Tucked between the Bulkley River and the steep slopes of Hudson Bay Mountain, Smithers is relatively shielded from wildfires.

Tucked between the Bulkley River and the  steep slopes of Hudson Bay Mountain, Smithers is relatively shielded from wildfires.

But the town and surrounding rural area are not completely out of the woods, and homeowners should take care to keep their yards clear of anything that could fuel a wildfire.

That is the overall sense of a new study looking into how wildfires might spread into Smithers.

“We’ve been fortunate in our topography and our forest ecology,” said Peter Tweedie, a professional forester who was commissioned to do the report.

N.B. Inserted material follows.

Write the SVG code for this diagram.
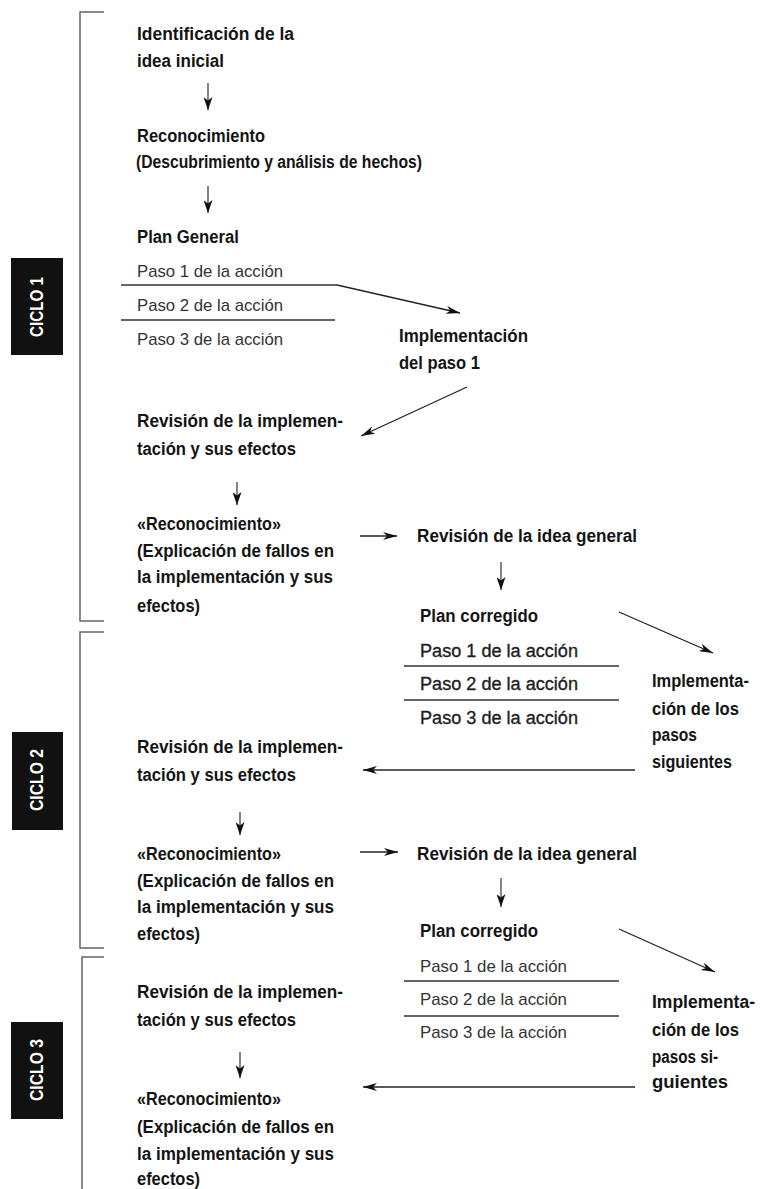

The Bulkley is an obvious firebreak, and the steep slope climbing west of town helps because fire tends to race uphill as heat rises.

A railway, several roads and an 80-metre clearing for a power line would also slow any wildfire trying to spread down the mountain.

Smithers also gets a break from the local ecology, said Tweedie.

“Really, when it comes to classic, volatile forest types, Smithers is pretty lucky,” he said.

As the leaves on local aspen trees turn yellow and orange, Tweedie said you can clearly see just how much of the forest around town is deciduous or a mix of deciduous and evergreen trees.

Deciduous, leaf-bearing trees can hold a lot more moisture than evergreens.

They are not a fire break, Tweedie said, but they will dampen a wildfire.

Surrounded by dry, hot-burning pine, Kelowna and Penticton were not so lucky in the intense firestorms of 2003.

A record 2,500 wildfires started in B.C. that summer and forced 45,000 to evacuate their homes. Three pilots died fighting the flames and at least 334 homes were destroyed.

Many of those homes stood close together in neighbourhoods that had been built right into pine forests. It was after those fires that a province-wide study recommended every municipality in B.C. come up with its own wildfire plan.

Except for an area of five-acre lots north of Lake Kathlyn, most homes in the Smithers area do not butt up against pine the way they did in the Kelowna or more recent Slave Lake fires.

The situation is much different in Telkwa, where a similar report found that extra dry, beetle-killed forest nearby posed a more serious threat.

Beetle-killed wood is not a major focus of the Smithers report, said Tweedie, “but it’s on everyone’s mind.”

When it comes to fire threats, what the Smithers report  really noticed was the springtime risk of grass and brush fires.

Tweedie surveyed the last 10 years of call-outs by the Smithers fire department and found that, in town, they respond to between four and 12 grass or brush fires every year. All are human ignited.

Outside town, just over half the fires the Smithers crew responds to are human ignited.

Of those human-ignited fires, the report found, 70 per cent started in April, May and June.

Fire crews told Tweedie that they gear up for extra fires in early spring. Before the trees sprout leaves, there is a period of windy, warm weather that tends to dry out the woods and grasses.

Although the Town of Smithers has bylaws that allow officials to fine those homeowners who have a build-up of fuel material in their yards, Tweedie said the laws that apply to the rural district around town have no preventative measures—they can only reclaim costs.

In or out of town, Tweedie advises homeowners to check out FireSmart, a short guide put out by the province that explains how to protect your home from wildfires.